** start of Material provided **
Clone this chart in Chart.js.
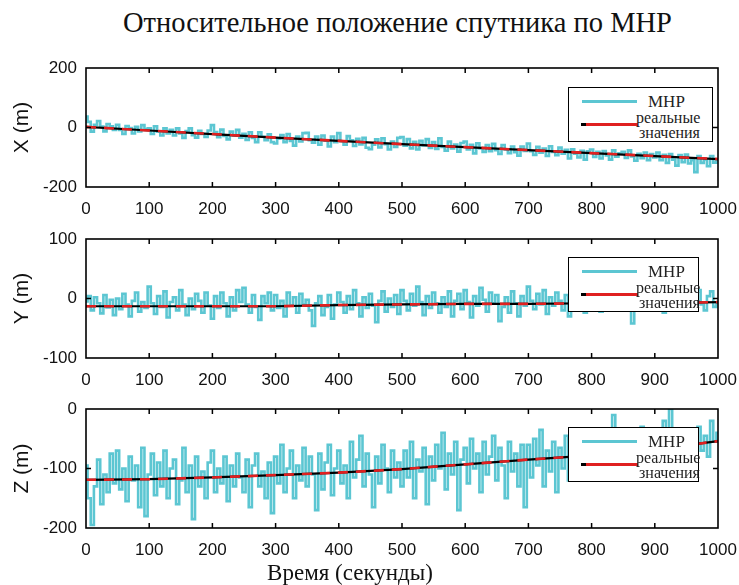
<!DOCTYPE html>
<html>
<head>
<meta charset="utf-8">
<script src="https://cdn.jsdelivr.net/npm/chart.js@4.4.1/dist/chart.umd.min.js"></script>
<style>
  html, body { margin: 0; padding: 0; background: #fff; }
  #wrap { position: relative; width: 739px; height: 585px; overflow: hidden; background: #fff; }
  canvas.pc { position: absolute; left: 0; }
  .title { position: absolute; left: 0; width: 795px; top: 7px; text-align: center;
           font-family: "Liberation Serif", "Times New Roman", serif; font-size: 28.5px; color: #111; white-space: nowrap; }
  .xtitle { position: absolute; left: 0; width: 700px; top: 560px; text-align: center;
           font-family: "Liberation Serif", "Times New Roman", serif; font-size: 23px; color: #111; white-space: nowrap; }
  .leg { position: absolute; left: 568px; border: 1.5px solid #000; background: #fff; box-sizing: border-box; height: 55px; }
  .leg .cy { position: absolute; height: 3px; background: #5cc6d2; }
  .leg .rd { position: absolute; height: 3px; background: #e02020; border-left: 5px solid #000; }
  .leg .t { position: absolute; font-family: "Liberation Serif", "Times New Roman", serif; color: #222; white-space: nowrap; line-height: 1; }
</style>
</head>
<body>
<div id="wrap">
  <div class="title">Относительное положение спутника по МНР</div>
  <canvas id="c1" class="pc" width="739" height="170" style="top:55px;width:739px;height:170px"></canvas>
  <canvas id="c2" class="pc" width="739" height="170" style="top:226px;width:739px;height:170px"></canvas>
  <canvas id="c3" class="pc" width="739" height="170" style="top:396px;width:739px;height:170px"></canvas>
  <div class="xtitle">Время (секунды)</div>
</div>
<script>
// ---- DATA ----
const SAMPLE_STEP = 5; // seconds between MHP samples (0..1000)
const realTimes = [0, 100, 200, 300, 400, 500, 600, 700, 800, 900, 1000];

const realX = [2, -10, -22, -34, -45, -56, -66, -76, -86, -96, -106];
const realY = [-13, -13, -13, -13, -11, -10, -9, -9, -8, -8, -6];
const realZ = [-119, -118, -115, -111, -107, -101, -93, -85, -78, -68, -54];

const mhpX = [
  37,19,-14,9,22,3,-13,12,4,-8,
  9,-8,-22,5,-2,-20,2,-13,8,-6,
  -3,-22,4,-14,-27,-3,-20,-8,-27,-3,
  -20,-35,-12,-3,-26,-34,-11,-22,-32,-10,
  8,-15,-33,-7,-28,-40,-14,-27,-8,-34,
  -21,-42,-16,-35,-49,-16,-31,-43,-23,-49,
  -54,-38,-25,-49,-22,-45,-61,-30,-47,-19,
  -18,-43,-51,-30,-58,-27,-44,-64,-30,-49,
  -19,-46,-58,-29,-43,-62,-38,-57,-35,-68,
  -73,-58,-40,-67,-36,-56,-74,-47,-65,-35,
  -32,-61,-39,-70,-48,-74,-45,-60,-39,-69,
  -49,-72,-36,-65,-78,-47,-70,-57,-81,-52,
  -47,-74,-58,-87,-53,-70,-82,-59,-80,-55,
  -76,-89,-59,-74,-86,-64,-83,-95,-64,-79,
  -54,-80,-92,-65,-85,-71,-96,-63,-82,-93,
  -67,-88,-75,-104,-73,-88,-101,-78,-108,-80,
  -74,-99,-82,-104,-79,-94,-108,-77,-98,-87,
  -82,-102,-77,-97,-112,-88,-103,-84,-110,-89,
  -101,-84,-110,-92,-119,-89,-108,-128,-93,-117,
  -91,-121,-110,-150,-96,-119,-107,-130,-96,-118,
  -110
];

const mhpY = [
  -5,4,-20,2,-8,-25,6,-15,-2,-28,
  0,-18,8,-10,-30,-4,10,-22,-6,-16,
  20,-8,-26,4,-14,12,-32,-6,2,-20,
  14,-10,-28,0,-18,8,-4,-24,10,-12,
  -34,4,-16,10,-8,-30,2,-20,14,-6,
  18,-10,-24,6,-14,-36,4,-8,10,-20,
  6,-16,-4,-30,10,-12,2,-24,8,-10,
  -2,-20,-46,-8,4,-28,-14,6,-34,-10,
  10,-6,-24,4,-18,14,-8,-30,2,-16,
  8,-12,-40,-4,12,-22,0,-14,6,-26,
  14,-4,-20,8,-12,20,-6,-28,4,-16,
  10,-8,-24,2,-14,12,-30,-4,8,-18,
  14,-6,-32,4,-12,18,-2,-22,10,-8,
  6,-38,-14,2,-24,12,-8,-30,4,-12,
  20,-4,-18,8,-10,14,-26,2,-12,10,
  -4,-20,6,-30,-8,10,-16,4,-24,0,
  12,-10,-2,-22,8,-6,16,-14,2,-18,
  10,-8,-4,-42,-12,6,-20,14,0,-10,
  8,-14,4,-24,-2,12,-16,6,-8,16,
  -4,10,-18,2,14,-10,-20,4,12,-14,
  -8
];

const mhpZ = [
  -95,-150,-195,-130,-85,-160,-110,-140,-75,-125,
  -70,-135,-100,-155,-80,-120,-95,-165,-65,-180,
  -110,-75,-145,-90,-130,-70,-150,-100,-85,-160,
  -120,-65,-140,-95,-185,-80,-130,-105,-150,-90,
  -70,-140,-100,-125,-80,-155,-95,-130,-75,-115,
  -140,-85,-165,-95,-75,-130,-105,-150,-90,-175,
  -80,-125,-60,-140,-100,-70,-150,-95,-120,-65,
  -130,-80,-110,-170,-75,-135,-90,-60,-145,-100,
  -70,-125,-95,-150,-55,-115,-85,-45,-130,-75,
  -110,-165,-80,-125,-60,-100,-140,-70,-115,-90,
  -130,-70,-115,-55,-150,-85,-105,-65,-160,-80,
  -120,-60,-100,-40,-135,-75,-110,-55,-170,-85,
  -65,-125,-50,-100,-75,-140,-55,-110,-80,-45,
  -120,-65,-95,-150,-55,-105,-75,-130,-60,-165,
  -60,-115,-50,-95,-35,-130,-70,-105,-55,-140,
  -65,-100,-45,-120,-70,-90,-40,-110,-60,-85,
  -55,-105,-70,-40,-95,-60,-115,-10,-65,-90,
  -50,-100,-40,-80,-120,-55,-30,-90,-60,-75,
  -45,-90,-60,-20,-85,0,-70,-40,-95,-55,
  -75,-35,-90,-50,-30,-70,-45,-80,-20,-55,
  -40
];

const panels = [
  { id: 'c1', label: 'X (m)', min: -200, max: 200, step: 200, mhp: mhpX, real: realX, legTop: 87, legW: 145 },
  { id: 'c2', label: 'Y (m)', min: -100, max: 100, step: 100, mhp: mhpY, real: realY, legTop: 257, legW: 131 },
  { id: 'c3', label: 'Z (m)', min: -200, max: 0, step: 100, mhp: mhpZ, real: realZ, legTop: 427, legW: 131 }
];

// ---- drawing ----
const CYAN = '#5cc6d2';
const RED = '#e02020';

const frameTicks = {
  id: 'frameTicks',
  afterDatasetsDraw(chart) {
    const { ctx, chartArea: a, scales } = chart;
    ctx.save();
    ctx.strokeStyle = '#000';
    ctx.lineWidth = 1.5;
    const L = 5;
    ctx.beginPath();
    scales.x.ticks.forEach(t => {
      const px = scales.x.getPixelForValue(t.value);
      if (Math.abs(px - a.left) < 2 || Math.abs(px - a.right) < 2) return;
      ctx.moveTo(px, a.bottom); ctx.lineTo(px, a.bottom - L);
      ctx.moveTo(px, a.top); ctx.lineTo(px, a.top + L);
    });
    scales.y.ticks.forEach(t => {
      const py = scales.y.getPixelForValue(t.value);
      if (Math.abs(py - a.top) < 2 || Math.abs(py - a.bottom) < 2) return;
      ctx.moveTo(a.left, py); ctx.lineTo(a.left + L, py);
      ctx.moveTo(a.right, py); ctx.lineTo(a.right - L, py);
    });
    ctx.stroke();
    ctx.lineWidth = 1.6;
    ctx.strokeRect(a.left, a.top, a.right - a.left, a.bottom - a.top);
    ctx.restore();
  }
};

const tickFont = { family: '"Liberation Sans", Arial, sans-serif', size: 17 };

panels.forEach(p => {
  const mhpPts = p.mhp.map((v, i) => ({ x: i * SAMPLE_STEP, y: v }));
  const realPtsBlack = p.real.map((v, i) => ({ x: realTimes[i], y: v }));
  const realPtsRed = p.real.map((v, i) => ({ x: realTimes[i], y: v }));
  new Chart(document.getElementById(p.id), {
    type: 'line',
    data: {
      datasets: [
        { data: mhpPts, order: 3, borderColor: CYAN, borderWidth: 2.6, pointRadius: 0, stepped: 'middle' },
        { data: realPtsBlack, order: 2, borderColor: '#000', borderWidth: 2.2, pointRadius: 0, tension: 0 },
        { data: realPtsRed, order: 1, borderColor: RED, borderWidth: 2.6, borderDash: [10, 8], pointRadius: 0, tension: 0 }
      ]
    },
    options: {
      responsive: false,
      animation: false,
      devicePixelRatio: 1,
      layout: { padding: { left: 0, right: 21, top: 13, bottom: 0 } },
      plugins: { legend: { display: false }, tooltip: { enabled: false } },
      scales: {
        x: {
          type: 'linear', min: 0, max: 1000,
          grid: { display: false, drawTicks: false },
          border: { display: false },
          ticks: { stepSize: 100, color: '#111', font: tickFont, padding: 12, maxRotation: 0,
                   callback: v => String(v) },
          afterFit(s) { s.height = 38; s.paddingLeft = 0; s.paddingRight = 0; }
        },
        y: {
          min: p.min, max: p.max,
          grid: { display: false, drawTicks: false },
          border: { display: false },
          ticks: { stepSize: p.step, color: '#111', font: tickFont, padding: 9,
                   callback: v => String(v) },
          title: { display: true, text: p.label, color: '#111', padding: { top: 10, bottom: 0 },
                   font: { family: '"Liberation Sans", Arial, sans-serif', size: 21 } },
          afterFit(s) { s.width = 86; s.paddingTop = 0; s.paddingBottom = 0; }
        }
      }
    },
    plugins: [frameTicks]
  });

  // legend overlay
  const leg = document.createElement('div');
  leg.className = 'leg';
  leg.style.top = p.legTop + 'px';
  leg.style.width = p.legW + 'px';
  leg.innerHTML =
    '<div class="cy" style="left:13px;top:12px;width:55px"></div>' +
    '<div class="t" style="left:79px;top:5px;font-size:17px">МНР</div>' +
    '<div class="rd" style="left:12px;top:35px;width:52px"></div>' +
    '<div class="t" style="left:67px;top:22px;font-size:16px">реальные</div>' +
    '<div class="t" style="left:70px;top:37px;font-size:16px">значения</div>';
  document.getElementById('wrap').appendChild(leg);
});
</script>
</body>
</html>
** end of Material provided **
**Instruction**. Leave out the pictures, then repeat the listing above exactly from its first line to the line with "800, 900, 1000];", inclusive.

**Solution for this task**.
Clone this chart in Chart.js.
<!DOCTYPE html>
<html>
<head>
<meta charset="utf-8">
<script src="https://cdn.jsdelivr.net/npm/chart.js@4.4.1/dist/chart.umd.min.js"></script>
<style>
  html, body { margin: 0; padding: 0; background: #fff; }
  #wrap { position: relative; width: 739px; height: 585px; overflow: hidden; background: #fff; }
  canvas.pc { position: absolute; left: 0; }
  .title { position: absolute; left: 0; width: 795px; top: 7px; text-align: center;
           font-family: "Liberation Serif", "Times New Roman", serif; font-size: 28.5px; color: #111; white-space: nowrap; }
  .xtitle { position: absolute; left: 0; width: 700px; top: 560px; text-align: center;
           font-family: "Liberation Serif", "Times New Roman", serif; font-size: 23px; color: #111; white-space: nowrap; }
  .leg { position: absolute; left: 568px; border: 1.5px solid #000; background: #fff; box-sizing: border-box; height: 55px; }
  .leg .cy { position: absolute; height: 3px; background: #5cc6d2; }
  .leg .rd { position: absolute; height: 3px; background: #e02020; border-left: 5px solid #000; }
  .leg .t { position: absolute; font-family: "Liberation Serif", "Times New Roman", serif; color: #222; white-space: nowrap; line-height: 1; }
</style>
</head>
<body>
<div id="wrap">
  <div class="title">Относительное положение спутника по МНР</div>
  <canvas id="c1" class="pc" width="739" height="170" style="top:55px;width:739px;height:170px"></canvas>
  <canvas id="c2" class="pc" width="739" height="170" style="top:226px;width:739px;height:170px"></canvas>
  <canvas id="c3" class="pc" width="739" height="170" style="top:396px;width:739px;height:170px"></canvas>
  <div class="xtitle">Время (секунды)</div>
</div>
<script>
// ---- DATA ----
const SAMPLE_STEP = 5; // seconds between MHP samples (0..1000)
const realTimes = [0, 100, 200, 300, 400, 500, 600, 700, 800, 900, 1000];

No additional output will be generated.